Wichtig ist neben Wohnraum für Flüchtlinge auch die Integration. Wie stellt sich die Stadt auf? Wir möchten nun erst einmal schnell einen Integrationsbeauftragten einstellen. Zudem stellen wir uns bei der Betreuung von Flüchtlingen neu auf. Es wird einen Fachbereich Arbeit und Soziales geben, zudem auch der Bereich Integration gehört. Personell und organisatorisch werden wir so bei dem Thema bald gerüstet sein. Wir sind aber schon mit der Arbeit angefangen. Sprachkurse sind eingerichtet.
Die VHS will sich als Bildungsträger bei der Integration weiterentwickeln. Wir haben in der Grundschule die Schulsozialarbeit. Wir haben geregelt, dass Flüchtlingskinder der Sekundarstufe nicht mehr nach Lüdinghausen zum Unterricht fahren müssen. An unserer Gesamtschule werden bis zu 14 Kinder in Kooperation mit Nordkirchen speziell gefördert. Eine zusätzliche Stelle für den Deutschunterricht ist geschaffen worden.
Dann müssen wir, dies wird auch eine Aufgabe des Integrationsbeauftragten sein, daran mitwirken, wie wir die Menschen in Arbeit bringen. Erforderlich sind Praktika und Visitationen in Unternehmen. Die Flüchtlinge müssen ja erst mal die Strukturen in Deutschland kennenlernen. Wir haben auch eigene Möglichkeiten, solche Plätze zum Beispiel im Vitus-Stift anzubieten.

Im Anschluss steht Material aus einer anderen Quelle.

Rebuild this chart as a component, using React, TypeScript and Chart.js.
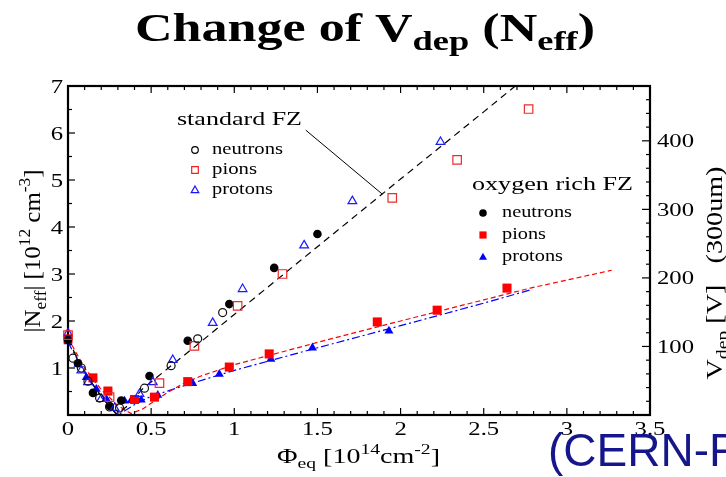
import React, { useEffect, useRef } from 'react';
import { Chart, registerables } from 'chart.js';

Chart.register(...registerables);

const SERIF = '"Liberation Serif", "Times New Roman", serif';
const SANS = '"Liberation Sans", Arial, sans-serif';

// ---- data (Neff in 1e12 cm^-3 vs fluence in 1e14 cm^-2) ----
// standard FZ (open symbols)
const stdNeutronX = [0.03, 0.08, 0.12, 0.19, 0.25, 0.31, 0.46, 0.62, 0.78, 0.93];
const stdNeutronY = [1.21, 1.0, 0.72, 0.36, 0.17, 0.15, 0.57, 1.05, 1.62, 2.18];
const stdPionX = [0, 0.25, 0.55, 0.76, 1.02, 1.29, 1.95, 2.34, 2.77];
const stdPionY = [1.7, 0.38, 0.68, 1.47, 2.32, 3.0, 4.62, 5.43, 6.51];
const stdProtonX = [0, 0.08, 0.12, 0.2, 0.28, 0.43, 0.51, 0.63, 0.87, 1.05, 1.42, 1.71, 2.24];
const stdProtonY = [1.74, 0.95, 0.7, 0.34, 0.15, 0.45, 0.7, 1.17, 1.96, 2.68, 3.61, 4.55, 5.81];
// oxygen rich FZ (filled symbols)
const oxyNeutronX = [0, 0.06, 0.15, 0.25, 0.32, 0.49, 0.72, 0.97, 1.24, 1.5];
const oxyNeutronY = [1.6, 1.1, 0.47, 0.19, 0.31, 0.83, 1.58, 2.36, 3.13, 3.85];
const oxyPionX = [0, 0.15, 0.24, 0.4, 0.52, 0.72, 0.97, 1.21, 1.86, 2.22, 2.64];
const oxyPionY = [1.62, 0.79, 0.51, 0.33, 0.38, 0.71, 1.02, 1.3, 1.98, 2.23, 2.7];
const oxyProtonX = [0, 0.06, 0.11, 0.17, 0.23, 0.34, 0.38, 0.44, 0.54, 0.75, 0.91, 1.22, 1.47, 1.93];
const oxyProtonY = [1.56, 1.08, 0.8, 0.55, 0.34, 0.3, 0.31, 0.32, 0.42, 0.67, 0.87, 1.19, 1.43, 1.79];
// fit curves
const stdFitX = [0, 0.05, 0.1, 0.15, 0.2, 0.25, 0.29, 0.35, 0.45, 0.6, 0.8, 1.0, 1.5, 2.0, 2.5, 2.69];
const stdFitY = [1.62, 1.25, 0.93, 0.65, 0.4, 0.18, 0.02, 0.17, 0.56, 0.99, 1.56, 2.14, 3.58, 5.02, 6.45, 7.0];
const pionFitX = [0, 0.1, 0.2, 0.3, 0.38, 0.45, 0.5, 0.6, 0.7, 0.8, 1.0, 1.58, 2.0, 2.5, 2.78, 3.27];
const pionFitY = [1.64, 1.0, 0.54, 0.2, 0.03, 0.13, 0.25, 0.48, 0.68, 0.83, 1.07, 1.62, 2.0, 2.45, 2.7, 3.08];
const protonFitX = [0, 0.1, 0.2, 0.3, 0.4, 0.5, 0.75, 1.0, 1.5, 2.0, 2.5, 2.78];
const protonFitY = [1.55, 0.9, 0.38, 0.0, 0.22, 0.4, 0.68, 0.95, 1.43, 1.9, 2.38, 2.66];

// axes
const X_MIN = 0, X_MAX = 3.5;
const Y_MIN = 0, Y_MAX = 7;
const V_MIN = 0, V_MAX = 480;
const xTickLabels = ['0', '0.5', '1', '1.5', '2', '2.5', '3', '3.5'];
const yTickLabels = ['1', '2', '3', '4', '5', '6', '7'];
const vTickLabels = ['100', '200', '300', '400'];

// annotation pointer for "standard FZ" (data coords)
const pointerFrom = { x: 1.43, y: 6.06 };
const pointerTo = { x: 1.89, y: 4.7 };

const zip = (xs: number[], ys: number[]) => xs.map((x, i) => ({ x, y: ys[i] }));

type Seg = { t: string; s?: 'sub' | 'sup' };

function drawRich(ctx: CanvasRenderingContext2D, segs: Seg[], o: any) {
  const size = o.size;
  const weight = o.weight || 'normal';
  const family = o.family || SERIF;
  const fontFor = (sg: Seg) => `${weight} ${sg.s ? size * 0.7 : size}px ${family}`;
  ctx.save();
  ctx.translate(o.x, o.y);
  if (o.rot) ctx.rotate(o.rot);
  let w = 0;
  const ws = segs.map((sg) => {
    ctx.font = fontFor(sg);
    const m = ctx.measureText(sg.t).width;
    w += m;
    return m;
  });
  const k = o.width ? o.width / w : o.sx || 1;
  ctx.scale(k, 1);
  let cx = o.align === 'center' ? -w / 2 : o.align === 'right' ? -w : 0;
  ctx.fillStyle = o.color || '#000';
  ctx.textAlign = 'left';
  ctx.textBaseline = 'alphabetic';
  segs.forEach((sg, i) => {
    ctx.font = fontFor(sg);
    const dy = sg.s === 'sub' ? size * (o.subDy || 0.25) : sg.s === 'sup' ? -size * 0.42 : 0;
    ctx.fillText(sg.t, cx, dy);
    cx += ws[i];
  });
  ctx.restore();
}

function symbol(ctx: CanvasRenderingContext2D, kind: string, x: number, y: number, r: number, color: string, filled: boolean) {
  ctx.save();
  ctx.beginPath();
  if (kind === 'circle') ctx.arc(x, y, r, 0, Math.PI * 2);
  else if (kind === 'rect') ctx.rect(x - r, y - r, 2 * r, 2 * r);
  else {
    ctx.moveTo(x, y - r * 1.1);
    ctx.lineTo(x + r * 1.05, y + r * 0.75);
    ctx.lineTo(x - r * 1.05, y + r * 0.75);
    ctx.closePath();
  }
  if (filled) {
    ctx.fillStyle = color;
    ctx.fill();
  } else {
    ctx.strokeStyle = color;
    ctx.lineWidth = 1.2;
    ctx.stroke();
  }
  ctx.restore();
}

const decor = {
  id: 'decor',
  beforeDatasetsDraw(chart: any) {
    const { ctx, chartArea: a, scales } = chart;
    const xs = scales.x, ys = scales.y, vs = scales.y2;
    ctx.save();
    ctx.strokeStyle = '#000';
    ctx.lineWidth = 1.2;
    const seg = (x1: number, y1: number, x2: number, y2: number) => {
      ctx.beginPath();
      ctx.moveTo(x1, y1);
      ctx.lineTo(x2, y2);
      ctx.stroke();
    };
    for (let i = 0; i <= 35; i++) {
      const px = xs.getPixelForValue(i / 10);
      const L = i % 5 === 0 ? 7 : 4;
      seg(px, a.bottom, px, a.bottom - L);
      seg(px, a.top, px, a.top + L);
    }
    for (let i = 0; i <= 14; i++) {
      const py = ys.getPixelForValue(i / 2);
      const L = i % 2 === 0 ? 7 : 4;
      seg(a.left, py, a.left + L, py);
    }
    for (let v = 0; v <= 480; v += 20) {
      const py = vs.getPixelForValue(v);
      const L = v % 100 === 0 ? 8 : 4;
      seg(a.right, py, a.right - L, py);
    }
    ctx.lineWidth = 2.2;
    ctx.strokeRect(a.left, a.top, a.right - a.left, a.bottom - a.top);
    // pointer line
    ctx.lineWidth = 1;
    seg(xs.getPixelForValue(pointerFrom.x), ys.getPixelForValue(pointerFrom.y), xs.getPixelForValue(pointerTo.x), ys.getPixelForValue(pointerTo.y));
    ctx.restore();
  },
  afterDraw(chart: any) {
    const { ctx, chartArea: a, scales } = chart;
    const xs = scales.x, ys = scales.y, vs = scales.y2;
    // tick labels
    xTickLabels.forEach((l) => {
      drawRich(ctx, [{ t: l }], { x: xs.getPixelForValue(parseFloat(l)), y: a.bottom + 20, size: 19, sx: 1.3, align: 'center' });
    });
    yTickLabels.forEach((l) => {
      drawRich(ctx, [{ t: l }], { x: a.left - 5, y: ys.getPixelForValue(parseFloat(l)) + 6.5, size: 19, sx: 1.3, align: 'right' });
    });
    vTickLabels.forEach((l) => {
      drawRich(ctx, [{ t: l }], { x: a.right + 7, y: vs.getPixelForValue(parseFloat(l)) + 6.5, size: 19, sx: 1.3, align: 'left' });
    });
    // title
    drawRich(ctx, [{ t: 'Change of V' }, { t: 'dep', s: 'sub' }, { t: ' (N' }, { t: 'eff', s: 'sub' }, { t: ')' }], {
      x: 135, y: 41, size: 40, weight: 'bold', width: 460, subDy: 0.22,
    });
    // axis titles
    drawRich(ctx, [{ t: 'Φ' }, { t: 'eq', s: 'sub' }, { t: ' [10' }, { t: '14', s: 'sup' }, { t: 'cm' }, { t: '-2', s: 'sup' }, { t: ']' }], {
      x: 277, y: 463, size: 21, width: 163,
    });
    drawRich(ctx, [{ t: '|N' }, { t: 'eff', s: 'sub' }, { t: '| [10' }, { t: '12', s: 'sup' }, { t: ' cm' }, { t: '-3', s: 'sup' }, { t: ']' }], {
      x: 40, y: 251, size: 24, width: 163, align: 'center', rot: -Math.PI / 2,
    });
    drawRich(ctx, [{ t: 'V' }, { t: 'dep', s: 'sub' }, { t: ' [V]   (300um)' }], {
      x: 722, y: 273, size: 24, width: 213, align: 'center', rot: -Math.PI / 2,
    });
    // legend blocks
    drawRich(ctx, [{ t: 'standard FZ' }], { x: 177, y: 125, size: 19, width: 125 });
    symbol(ctx, 'circle', 195, 150, 3.3, '#000', false);
    symbol(ctx, 'rect', 195, 170, 3.3, '#ee2222', false);
    symbol(ctx, 'tri', 195, 190, 3.6, '#1515ff', false);
    drawRich(ctx, [{ t: 'neutrons' }], { x: 212, y: 154, size: 17, width: 71 });
    drawRich(ctx, [{ t: 'pions' }], { x: 212, y: 174, size: 17, width: 45 });
    drawRich(ctx, [{ t: 'protons' }], { x: 212, y: 194, size: 17, width: 61 });

    drawRich(ctx, [{ t: 'oxygen rich FZ' }], { x: 472, y: 190, size: 19, width: 161 });
    symbol(ctx, 'circle', 483, 213, 3.8, '#000', true);
    symbol(ctx, 'rect', 483, 235, 3.6, '#ff0000', true);
    symbol(ctx, 'tri', 483, 257, 3.8, '#0000ff', true);
    drawRich(ctx, [{ t: 'neutrons' }], { x: 502, y: 217, size: 17, width: 70 });
    drawRich(ctx, [{ t: 'pions' }], { x: 502, y: 239, size: 17, width: 44 });
    drawRich(ctx, [{ t: 'protons' }], { x: 502, y: 261, size: 17, width: 61 });

    // source tag
    ctx.save();
    ctx.font = `normal 46px ${SANS}`;
    ctx.fillStyle = '#16168c';
    ctx.textAlign = 'left';
    ctx.textBaseline = 'alphabetic';
    ctx.fillText('(CERN-RD48)', 548, 466);
    ctx.restore();
  },
};

export default function App() {
  const ref = useRef<HTMLCanvasElement | null>(null);
  useEffect(() => {
    if (!ref.current) return;
    const pts = (label: string, xs: number[], ys: number[], style: string, color: string, filled: boolean, r: number) => ({
      label,
      data: zip(xs, ys),
      pointStyle: style,
      pointRadius: r,
      pointBorderWidth: filled ? 0 : 1.2,
      pointBackgroundColor: filled ? color : 'rgba(0,0,0,0)',
      pointBorderColor: color,
      showLine: false,
      clip: false,
      order: 0,
    });
    const fit = (label: string, xs: number[], ys: number[], color: string, dash: number[]) => ({
      label,
      data: zip(xs, ys),
      showLine: true,
      pointRadius: 0,
      borderColor: color,
      borderWidth: 1.2,
      borderDash: dash,
      tension: 0,
      fill: false,
      order: 5,
    });
    const chart = new Chart(ref.current, {
      type: 'scatter',
      data: {
        datasets: [
          pts('std neutrons', stdNeutronX, stdNeutronY, 'circle', '#111', false, 4),
          pts('std pions', stdPionX, stdPionY, 'rect', '#ee2a2a', false, 6),
          pts('std protons', stdProtonX, stdProtonY, 'triangle', '#1a1aff', false, 5),
          pts('oxy neutrons', oxyNeutronX, oxyNeutronY, 'circle', '#000', true, 4.3),
          pts('oxy pions', oxyPionX, oxyPionY, 'rect', '#ff0000', true, 6.4),
          pts('oxy protons', oxyProtonX, oxyProtonY, 'triangle', '#0000ff', true, 5.2),
          fit('std fit', stdFitX, stdFitY, '#000', [7, 5]),
          fit('pion fit', pionFitX, pionFitY, '#ff0000', [5, 3]),
          fit('proton fit', protonFitX, protonFitY, '#0000ff', [8, 3, 2, 3]),
        ] as any,
      },
      options: {
        animation: false,
        responsive: false,
        devicePixelRatio: 1,
        events: [],
        layout: { padding: { left: 68, right: 76, top: 86, bottom: 62 } },
        plugins: { legend: { display: false }, tooltip: { enabled: false } },
        scales: {
          x: { type: 'linear', min: X_MIN, max: X_MAX, display: false },
          y: { type: 'linear', min: Y_MIN, max: Y_MAX, display: false },
          y2: { type: 'linear', position: 'right', min: V_MIN, max: V_MAX, display: false },
        },
      } as any,
      plugins: [decor],
    });
    return () => chart.destroy();
  }, []);
  return (
    <div style={{ position: 'fixed', left: 0, top: 0, width: 726, height: 477, background: '#fff', overflow: 'hidden' }}>
      <canvas ref={ref} width={726} height={477} style={{ display: 'block' }} />
    </div>
  );
}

Dort können wir immer wieder Leute gebrauchen, die arbeiten wollen. Es wird nämlich immer schwerer, Stellen in der Pflege zu besetzen. Das alles wird aber nur funktionieren, wenn der Staat auch die abgelehnten Asylbewerber konsequent zurückführt. Sonst werden unsere Ressourcen sicherlich nicht reichen.
Wie sieht es mit der Finanzierung aus?
Bund und Land haben sich darauf geeinigt, dass die Kommunen ab 2016 auf der Basis von 10.000 Euro je Flüchtling unterstützt werden sollen. Das ist anzuerkennen. Da kommt es natürlich auf die örtlichen Gegebenheiten an, ob man damit auskommt. Wir fahren zurzeit noch ganz gut mit der Finanzierung, unser Defizit ist beherrschbar. Es ist aber das größte Haushaltsrisiko, was auf uns in den nächsten Jahren zukommt. Da weiß noch niemand, welche Dimensionen es annehmen wird, weil keiner den Zustrom einschätzen kann.